Life in Svargaloka
All glories to your service to Back to Godhead magazine! I love to read it from the first to the last word every time.
I especially appreciated your reply in the Letters section of the March/April 2014 issue entitled “One-on-One Spiritual Master.” It is very valuable advice. I think it is the need of the day that the new generations of devotees join ISKCON through Srila Prabhupada; it will be very auspicious for strengthening ISKCON.
I have a few questions.
Is there any type of varnashrama system in the Svargaloka planets of the demigods who manage universal administration (such as Indraloka)? If yes, then how do we explain the descriptions of one celestial personality enjoying with many beautiful women in the gardens? What is the role of women in that system? Some women are mentioned as wives of demigods, but there are others, like society girls, who seem to be there for the entertainment of the male section.
If there is no varnashrama, then it seems even more difficult to have any regulative principles in their society. Does law of karma work on demigods?
In Indraloka, it is said that there are thirty-three million demigods and demons. How do these demons contribute in the universal administration? What is their role in Indraloka (other than competing with demigods)?
Govindanandini Devi Dasi
Our reply: We’ll answer according to our general understanding of the heavenly planets, although there may be some exceptions to these points.
Although Indra can be considered a king, and his guru, Brihaspati, a brahmana, there is no varnashrama system in Svargaloka. Varnashrama is meant for human beings on earth, from which one goes up or down after death. Human beings are supposed try to elevate themselves, especially to the platform of liberation, and varnashrama is Krishna’s system for organizing human society to do that.
To understand Svargaloka, keep in mind that it is the place where one enjoys the results of one’s good karma. That’s its primary purpose, and it’s especially the goal of followers of the karma-kanda sections of the Vedas. Everyone there is enjoying, and sexual enjoyment is prominent (for both men and women, naturally). The society girls must also be enjoying, even though from our perspective it might seem that they are being exploited.

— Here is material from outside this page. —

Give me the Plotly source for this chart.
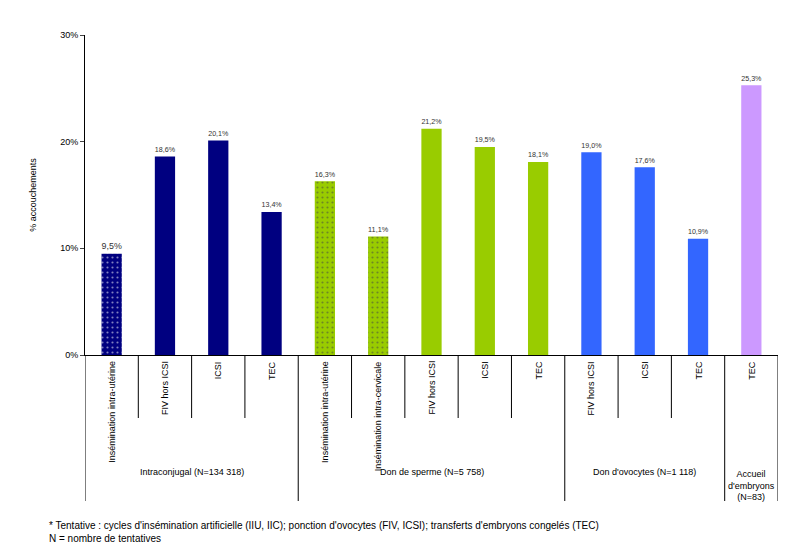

The four regulative principles followed by members of ISKCON are for human beings to make spiritual progress, which is not the primary purpose of Svargaloka. In the heavenly planets, the residents are allowed to enjoy things like sex and intoxication as the results of their good karma accumulated on earth. Again, it’s the place for enjoying, not for undergoing tapasya, or austerity for spiritual elevation. When the results of the Svargaloka residents’ good karma run out, they return to earth. Strict followers of the karma-kanda path think that this is the goal of life: to accumulate punya (good karma) on earth and then enjoy in heaven. They desire to do this eternally, in a continuous cycle, and have no thought of liberation from repeated birth and death.
Generally demigods don’t incur new karma but are only working off (through enjoyment) the results of their old (good) karma. Of course, we never work off all of our karma, which traces back many lifetimes. So when they return to earth, they still have good and bad karmic results to suffer and enjoy.
Ordinarily, there are no demons in Indraloka, except in times such as when Bali Maharaja conquered it. The number thirty-three million refers to administrative demigods who perform various functions all over the universe, not just in Indraloka.
One final note to help clarify things: The heavenly planets include both “the staff” and “visitors.” It’s a playground, with Indra (and probably the society girls) being part of the staff that provides for the enjoyment of the visitors.
Solving Problems by Chanting
Can chanting help in reconciling with my ex-husband? I am chanting sixteen rounds on my beads almost every day. I understand that chanting helps in purifying the soul, the heart, and the mind. Is it possible that chanting can help in solving emotional problems? I have been divorced for one year, and I am thinking of reconciling with my ex-husband. I am not chanting with the hope of expecting something in return.
Via the Internet
Our reply: As you undoubtedly know, the Hare Krishna maha-mantra you are chanting is a prayer in which the chanter is asking, “O Lord, or energy of the Lord, please engage me in Your service.” If your motive in chanting is not to get something from Krishna but to serve Him, He will do whatever is best to help you reach that goal. He will know whether reuniting with your ex-husband will be spiritually helpful or not, and He will arrange things in the way that will be most spiritually beneficial.
There’s no definitive answer to your question. Krishna will judge your needs and desires. If your true desire is to be united with your ex-husband even if it hurts your spiritual life, Krishna may say, “Okay, this person is not serious about devotional service; I’ll let her reunite with her husband and stay in illusion if that’s what she really wants.”
Krishna is a person, and being supremely intelligent, He can take many variables into consideration. The best advice we can give is to chant sincerely and let Krishna decide what is best for you, whatever that may be.
The painting accompanying the article “Death Scenes with a Message” in the July/August issue was inaccurate. The painting shows three Vishnudutas coming to rescue the dying Ajamila from the hands of the Yamadutas. The Srimad-Bhagavatam says, however, that there were four Vishnudutas. Srila Vishvanatha Chakravarti Thakura writes in his commentary that four Vishnudutas arrived because Ajamila had chanted a name of the Lord containing four syllables: Narayana.